Alex Scally (left) and Victoria Legrand of Beach House.
The last thing we need is another stupid web series coming to town and ignoring some of the country’s best bands.
’90s and early ’00s
Back in the day, D.C. did have a better, more cohesive music scene than Baltimore. The D.C. scene centered on Dischord Records (founded by Ian MacKaye of Fugazi), which only had one Baltimore band: Lungfish (fronted by Daniel Higgs). There were great Baltimore bands, most notably R&B group Dru Hill, which gave the world Sisqo, who gave the world “Thong Song.” Liquor Bike (whose front man, David Koslowski, is now playing as Small Apartments) and Seade were both signed to Grass/BMG and Candy Machine was on Skene/Elektra. The Oranges Band, who signed to Lookout Records, was another standout.
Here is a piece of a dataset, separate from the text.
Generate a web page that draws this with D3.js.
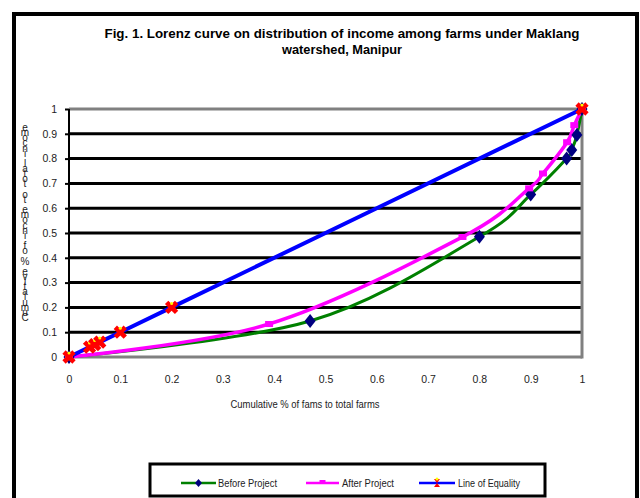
<!DOCTYPE html>
<html><head><meta charset="utf-8">
<script src="https://cdn.jsdelivr.net/npm/d3@7"></script>
<style>body{margin:0;background:#fff}svg{display:block}text{font-family:"Liberation Sans",Arial,sans-serif}</style>
</head><body><svg id="c" width="640" height="498"></svg>
<script>
const titleLines=["Fig. 1. Lorenz curve on distribution of income among farms under Maklang","watershed, Manipur"];
const xTitle="Cumulative % of fams to total farms";
const yTitle="Cumulative % of income to total income";
const xTicks=[0,0.1,0.2,0.3,0.4,0.5,0.6,0.7,0.8,0.9,1];
const xTickLabels=["0","0.1","0.2","0.3","0.4","0.5","0.6","0.7","0.8","0.9","1"];
const yTicks=[0,0.1,0.2,0.3,0.4,0.5,0.6,0.7,0.8,0.9,1];
const yTickLabels=["0","0.1","0.2","0.3","0.4","0.5","0.6","0.7","0.8","0.9","1"];
const seriesNames=["Before Project","After Project","Line of Equality"];
const beforeX=[0,0.47,0.8,0.9,0.97,0.98,0.99,1];
const beforeY=[0,0.145,0.485,0.655,0.80,0.835,0.895,1];
const afterX=[0,0.39,0.767,0.897,0.924,0.971,0.985,1];
const afterY=[0,0.133,0.484,0.68,0.74,0.866,0.935,1];
const equalX=[0,0.04,0.05,0.06,0.1,0.2,1];
const equalY=[0,0.04,0.05,0.06,0.1,0.2,1];

const svg=d3.select("#c");
const x=d3.scaleLinear().domain([0,1]).range([69,582]);
const y=d3.scaleLinear().domain([0,1]).range([357,109]);

// outer border
svg.append("rect").attr("x",14).attr("y",14).attr("width",623).attr("height",520)
  .attr("fill","none").attr("stroke","#000").attr("stroke-width",4);

// title
const tw=[475,120];
titleLines.forEach((t,i)=>{
  svg.append("text").attr("x",342).attr("y",38+i*16).attr("text-anchor","middle")
    .attr("font-size",13).attr("font-weight","bold").attr("fill","#000")
    .attr("textLength",tw[i]).attr("lengthAdjust","spacingAndGlyphs").text(t);
});

// gridlines
svg.append("g").selectAll("line").data(yTicks).join("line")
  .attr("x1",x(0)).attr("x2",x(1)).attr("y1",d=>y(d)).attr("y2",d=>y(d))
  .attr("stroke",d=>(d===0||d===1)?"#808080":"#000").attr("stroke-width",3);
// right border
svg.append("line").attr("x1",x(1)).attr("x2",x(1)).attr("y1",y(1)-1.5).attr("y2",y(0)+1.5)
  .attr("stroke","#808080").attr("stroke-width",3);

// y axis
const ya=svg.append("g").attr("transform",`translate(${x(0)},0)`)
  .call(d3.axisLeft(y).tickValues(yTicks).tickSize(4).tickPadding(8).tickFormat((d,i)=>yTickLabels[i]));
ya.select(".domain").attr("stroke","#000").attr("stroke-width",2).attr("d",`M0,${y(1)}V${y(0)+1}`);
ya.selectAll(".tick line").attr("stroke","#000").attr("stroke-width",2);
ya.selectAll(".tick text").attr("font-size",10.5).attr("fill","#222").attr("font-family","Liberation Sans, Arial, sans-serif");

// x axis
const xa=svg.append("g").attr("transform",`translate(0,${y(0)})`)
  .call(d3.axisBottom(x).tickValues(xTicks).tickSize(0).tickPadding(19).tickFormat((d,i)=>xTickLabels[i]));
xa.select(".domain").remove();
xa.selectAll(".tick text").attr("font-size",10.5).attr("fill","#222").attr("font-family","Liberation Sans, Arial, sans-serif");

// x title
svg.append("text").attr("x",305).attr("y",408).attr("text-anchor","middle").attr("font-size",10)
  .attr("fill","#222").attr("textLength",149).attr("lengthAdjust","spacingAndGlyphs").text(xTitle);

// y title: stacked upright characters reading bottom-to-top
const chars=yTitle.split("").reverse();
const yt=svg.append("text").attr("font-size",10).attr("fill","#222").attr("text-anchor","middle");
chars.forEach((c,i)=>{
  yt.append("tspan").attr("x",25).attr("y",131+i*190/(chars.length-1)).text(c===" "?"\u00a0":c);
});

const curve=d3.curveCardinal.tension(0);
const mk=(xs,ys)=>xs.map((v,i)=>[v,ys[i]]);
const before=mk(beforeX,beforeY), after=mk(afterX,afterY), equal=mk(equalX,equalY);
const line=d3.line().x(d=>x(d[0])).y(d=>y(d[1])).curve(curve);

svg.append("path").attr("d",line(before)).attr("fill","none").attr("stroke","#008000").attr("stroke-width",3);
svg.append("path").attr("d",line(after)).attr("fill","none").attr("stroke","#ff00ff").attr("stroke-width",3.5);
svg.append("path").attr("d",line(equal)).attr("fill","none").attr("stroke","#0000ff").attr("stroke-width",4);

const diamond="M0,-7L5.5,0L0,7L-5.5,0Z";
function drawDiamond(g,cx,cy){g.append("path").attr("d",diamond).attr("transform",`translate(${cx},${cy})`).attr("fill","#000080");}
function drawSquare(g,cx,cy){g.append("rect").attr("x",cx-4).attr("y",cy-3).attr("width",8).attr("height",6).attr("fill","#ff00ff");}
const xsym=d3.symbol().type(d3.symbolCross).size(110)();
function drawX(g,cx,cy){
  g.append("path").attr("d",xsym).attr("transform",`translate(${cx},${cy}) rotate(45)`).attr("fill","#ff0000");
  g.append("circle").attr("cx",cx).attr("cy",cy-4).attr("r",1.5).attr("fill","#ffff00");
}
const mg=svg.append("g");
before.forEach(d=>drawDiamond(mg,x(d[0]),y(d[1])));
after.forEach(d=>drawSquare(mg,x(d[0]),y(d[1])));
equal.forEach(d=>drawX(mg,x(d[0]),y(d[1])));

// legend
svg.append("rect").attr("x",150).attr("y",464).attr("width",395).attr("height",32)
  .attr("fill","#fff").attr("stroke","#000").attr("stroke-width",3);
const leg=[{x1:181,x2:216,tx:218,tw:59,c:"#008000",m:"d"},{x1:306,x2:339,tx:342,tw:52,c:"#ff00ff",m:"s"},{x1:419,x2:455,tx:458,tw:62,c:"#0000ff",m:"x"}];
leg.forEach((l,i)=>{
  const ly=483;
  svg.append("line").attr("x1",l.x1).attr("x2",l.x2).attr("y1",ly).attr("y2",ly).attr("stroke",l.c).attr("stroke-width",2.5);
  const cx=(l.x1+l.x2)/2;
  if(l.m==="d"){svg.append("path").attr("d","M0,-4L3.5,0L0,4L-3.5,0Z").attr("transform",`translate(${cx},${ly})`).attr("fill","#000080");}
  else if(l.m==="s"){svg.append("rect").attr("x",cx-3).attr("y",ly-3).attr("width",6).attr("height",3).attr("fill","#ff00ff");}
  else {svg.append("path").attr("d","M-3,-4L3,-4L0,0L3,4L-3,4L0,0Z").attr("transform",`translate(${cx},${ly})`).attr("fill","#ff0000");
        svg.append("circle").attr("cx",cx).attr("cy",ly-4).attr("r",1.5).attr("fill","#ffff00");}
  svg.append("text").attr("x",l.tx).attr("y",ly+4).attr("font-size",10).attr("fill","#222")
    .attr("textLength",l.tw).attr("lengthAdjust","spacingAndGlyphs").text(seriesNames[i]);
});
</script></body></html>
This time period also saw the rise of Baltimore Club music, which was created in the ’80s and blossomed soon after. Scottie B., Shawn Caeser and Rod Lee were among the stars, and Bmore Club is still going strong today.
This is where everything heats up. Dan Deacon, who moved to Baltimore from New York in 2004 with the folks who would become the experimental arts collective Wham City, begins to get some national attention for his off-the-chain live shows. In 2004, Victoria Legrand and Alex Scally team up to become the dream pop duo Beach House, releasing a critically acclaimed self-titled album in 2006. That same year, Wham City organizes Whartscape, an alternative to Artscape, featuring live music and performance art. Many of these concerts are held in underground performance spaces, from the CopyCat Building in Station North to Floristree to G-Spot.
Around this time, you begin to get the sense that anything is possible — anything is worth trying. And with the right amount of enthusiasm, it just might work. The weirder the idea, the better. A video of a guy making, eating and vomiting a Toothbeef sandwich? A theatrical reinterpretation of “Jurassic Park? “Stab My Face?” Why not?
While the most publicized at the time, Wham City is not the only group on the Baltimore music scene. Far from it. Lake Trout, who had ruled the city’s jam scene, pass the torch to the Bridge, who have a great run of shows at The 8×10. And the Beechfields record label provides a home for songwriters including Mike Nestor and Austin Stahl.